[AIM OF THE TASK]:
Return precisely the span of lines from the top of the material below to the line containing "transform=fig.transFigure)", both included. Pictures are excluded.
··· COLLECTED DATA ···
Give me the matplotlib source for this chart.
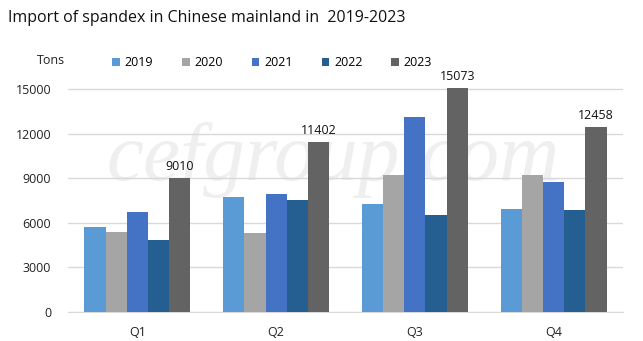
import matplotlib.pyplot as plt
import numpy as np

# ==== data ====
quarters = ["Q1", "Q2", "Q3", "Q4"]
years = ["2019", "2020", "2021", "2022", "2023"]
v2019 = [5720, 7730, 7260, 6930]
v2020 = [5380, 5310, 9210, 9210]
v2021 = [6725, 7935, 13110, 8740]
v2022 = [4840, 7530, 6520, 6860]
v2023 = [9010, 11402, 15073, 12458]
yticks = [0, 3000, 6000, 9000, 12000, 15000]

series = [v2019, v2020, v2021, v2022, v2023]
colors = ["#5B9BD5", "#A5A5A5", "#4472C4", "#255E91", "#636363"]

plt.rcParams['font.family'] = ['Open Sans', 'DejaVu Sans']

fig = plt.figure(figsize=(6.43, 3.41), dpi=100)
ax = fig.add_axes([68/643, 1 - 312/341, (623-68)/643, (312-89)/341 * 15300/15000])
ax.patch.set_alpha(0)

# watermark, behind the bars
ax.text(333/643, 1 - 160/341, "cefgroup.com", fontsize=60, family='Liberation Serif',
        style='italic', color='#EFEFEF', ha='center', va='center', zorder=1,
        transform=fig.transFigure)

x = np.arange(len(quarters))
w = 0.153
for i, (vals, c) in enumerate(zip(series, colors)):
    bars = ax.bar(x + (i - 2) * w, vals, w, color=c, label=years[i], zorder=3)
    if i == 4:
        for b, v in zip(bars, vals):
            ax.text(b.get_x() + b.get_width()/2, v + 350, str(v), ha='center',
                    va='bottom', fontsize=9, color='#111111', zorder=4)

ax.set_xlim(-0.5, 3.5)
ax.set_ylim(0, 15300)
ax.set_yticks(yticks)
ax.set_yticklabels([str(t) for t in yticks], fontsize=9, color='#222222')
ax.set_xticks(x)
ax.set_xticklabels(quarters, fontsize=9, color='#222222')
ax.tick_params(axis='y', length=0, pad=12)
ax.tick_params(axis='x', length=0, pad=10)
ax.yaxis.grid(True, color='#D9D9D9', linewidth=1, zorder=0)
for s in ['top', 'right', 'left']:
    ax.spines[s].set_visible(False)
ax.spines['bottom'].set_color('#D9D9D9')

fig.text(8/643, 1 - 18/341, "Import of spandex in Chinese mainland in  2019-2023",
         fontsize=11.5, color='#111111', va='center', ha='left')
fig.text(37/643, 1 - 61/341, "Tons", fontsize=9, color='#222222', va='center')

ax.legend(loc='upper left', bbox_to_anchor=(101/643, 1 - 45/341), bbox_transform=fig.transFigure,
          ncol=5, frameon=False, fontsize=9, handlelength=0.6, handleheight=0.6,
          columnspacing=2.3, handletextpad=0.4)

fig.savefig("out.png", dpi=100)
···
[ANSWER TO THE TASK]:
Give me the matplotlib source for this chart.
import matplotlib.pyplot as plt
import numpy as np

# ==== data ====
quarters = ["Q1", "Q2", "Q3", "Q4"]
years = ["2019", "2020", "2021", "2022", "2023"]
v2019 = [5720, 7730, 7260, 6930]
v2020 = [5380, 5310, 9210, 9210]
v2021 = [6725, 7935, 13110, 8740]
v2022 = [4840, 7530, 6520, 6860]
v2023 = [9010, 11402, 15073, 12458]
yticks = [0, 3000, 6000, 9000, 12000, 15000]

series = [v2019, v2020, v2021, v2022, v2023]
colors = ["#5B9BD5", "#A5A5A5", "#4472C4", "#255E91", "#636363"]

plt.rcParams['font.family'] = ['Open Sans', 'DejaVu Sans']

fig = plt.figure(figsize=(6.43, 3.41), dpi=100)
ax = fig.add_axes([68/643, 1 - 312/341, (623-68)/643, (312-89)/341 * 15300/15000])
ax.patch.set_alpha(0)

# watermark, behind the bars
ax.text(333/643, 1 - 160/341, "cefgroup.com", fontsize=60, family='Liberation Serif',
        style='italic', color='#EFEFEF', ha='center', va='center', zorder=1,
        transform=fig.transFigure)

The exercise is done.